JNI defines two key data structures, "JavaVM" and "JNIEnv". Both of these are essentially pointers to pointers to function tables. (In the C++ version, it's a class whose sole member is a pointer to a function table.) The JavaVM provides the "invocation interface" functions, which allow you to create and destroy the VM. In theory you can have multiple VMs per process, but Android's VM only allows one.
The JNIEnv provides most of the JNI functions. Your native functions all receive a JNIEnv as the first argument.
On some VMs, the JNIEnv is used for thread-local storage. For this reason, you cannot share a JNIEnv between threads. If a piece of code has no other way to get its JNIEnv, you should share the JavaVM, and use JavaVM->GetEnv to discover the thread's JNIEnv.
The C declarations of JNIEnv and JavaVM are different from the C++ declarations. "jni.h" provides different typedefs depending on whether it's included into ".c" or ".cpp". For this reason it's a bad idea to include JNIEnv arguments in header files included by both languages. (Put another way: if your header file requires "#ifdef __cplusplus", you may have to do some extra work if anything in that header refers to JNIEnv.)
All VM threads are Linux threads, scheduled by the kernel. They're usually
started using Java language features (notably Thread.start()
),
but they can also be created elsewhere and then attached to the VM. For
example, a thread started with pthread_create
can be attached
with the JNI AttachCurrentThread
or
AttachCurrentThreadAsDaemon
functions. Until a thread is
attached to the VM, it has no JNIEnv, and
cannot make JNI calls.
Attaching a natively-created thread causes the VM to allocate and initialize
a Thread
object, add it to the "main" ThreadGroup
,
and add the thread to the set that is visible to the debugger. Calling
AttachCurrentThread
on an already-attached thread is a no-op.
The Dalvik VM does not suspend threads executing native code.
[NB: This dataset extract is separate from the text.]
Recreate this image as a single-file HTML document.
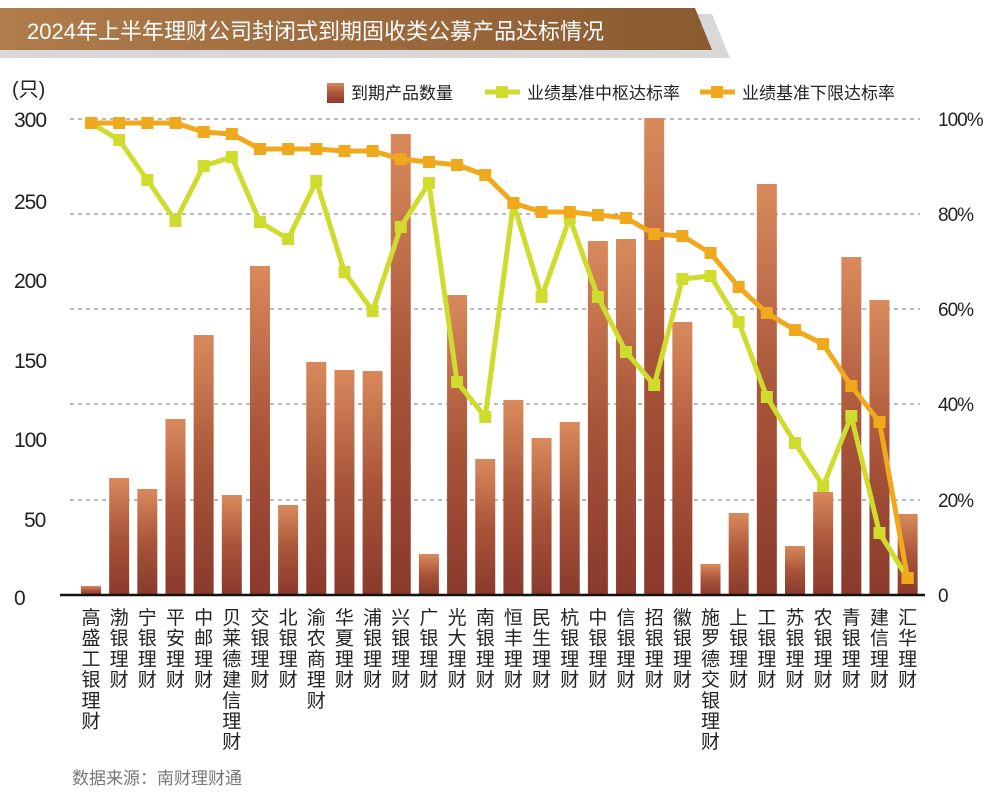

If garbage collection is in progress, or the debugger has issued a suspend request, the VM will pause the thread the next time it makes a JNI call.
Threads attached through JNI must call
DetachCurrentThread
before they exit.
If coding this directly is awkward, in Android >= 2.0 you
can use pthread_key_create
to define a destructor
function that will be called before the thread exits, and
call DetachCurrentThread
from there. (Use that
key with pthread_setspecific
to store the JNIEnv in
thread-local-storage; that way it'll be passed into your destructor as
the argument.)
If you want to access an object's field from native code, you would do the following:
FindClass
GetFieldID
GetIntField
Similarly, to call a method, you'd first get a class object reference and then a method ID. The IDs are often just pointers to internal VM data structures. Looking them up may require several string comparisons, but once you have them the actual call to get the field or invoke the method is very quick.
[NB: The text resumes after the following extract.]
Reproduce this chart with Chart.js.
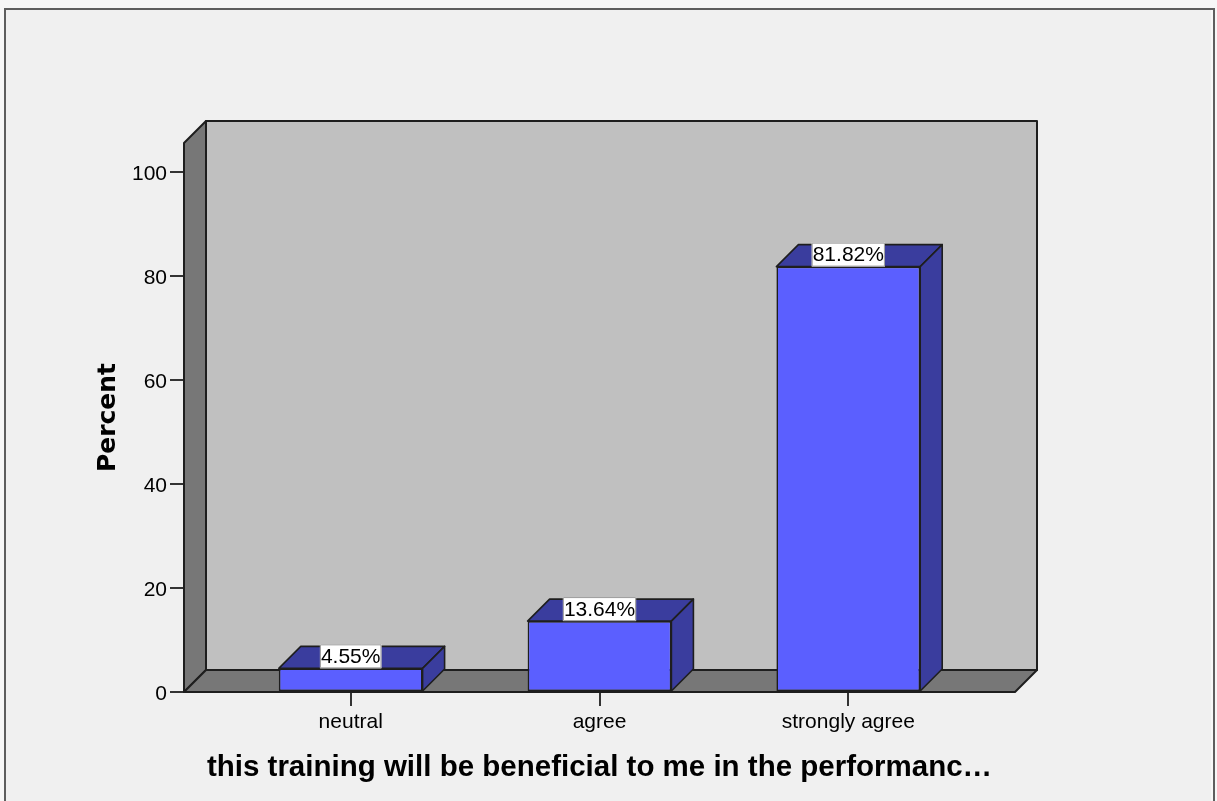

If performance is important, it's useful to look the values up once and cache the results in your native code. Because we are limiting ourselves to one VM per process, it's reasonable to store this data in a static local structure.
The class references, field IDs, and method IDs are guaranteed valid until the class is unloaded. Classes
are only unloaded if all classes associated with a ClassLoader can be garbage collected,
which is rare but will not be impossible in our system. Note however that
the jclass
is a class reference and must be protected with a call
to NewGlobalRef
(see the next section).
If you would like to cache the IDs when a class is loaded, and automatically re-cache them if the class is ever unloaded and reloaded, the correct way to initialize the IDs is to add a piece of code that looks like this to the appropriate class:
/* * We use a class initializer to allow the native code to cache some * field offsets. */ /* * A native function that looks up and caches interesting * class/field/method IDs for this class. Returns false on failure. */ native private static boolean nativeClassInit(); /* * Invoke the native initializer when the class is loaded. */ static { if (!nativeClassInit()) throw new RuntimeException("native init failed"); }
Create a nativeClassInit method in your C/C++ code that performs the ID lookups. The code will be executed once, when the class is initialized. If the class is ever unloaded and then reloaded, it will be executed again. (See the implementation of java.io.FileDescriptor for an example in our source tree.)
Every object that JNI returns is a "local reference". This means that it's valid for the
duration of the current native method in the current thread.
Even if the object itself continues to live on after the native method returns, the reference is not valid.
This applies to all sub-classes of jobject
, including
jclass
, jstring
, and jarray
.
(Dalvik VM will warn you about most reference mis-uses when extended JNI
checks are enabled.)
If you want to hold on to a reference for a longer period, you must use
a "global" reference. The NewGlobalRef
function takes the
local reference as an argument and returns a global one.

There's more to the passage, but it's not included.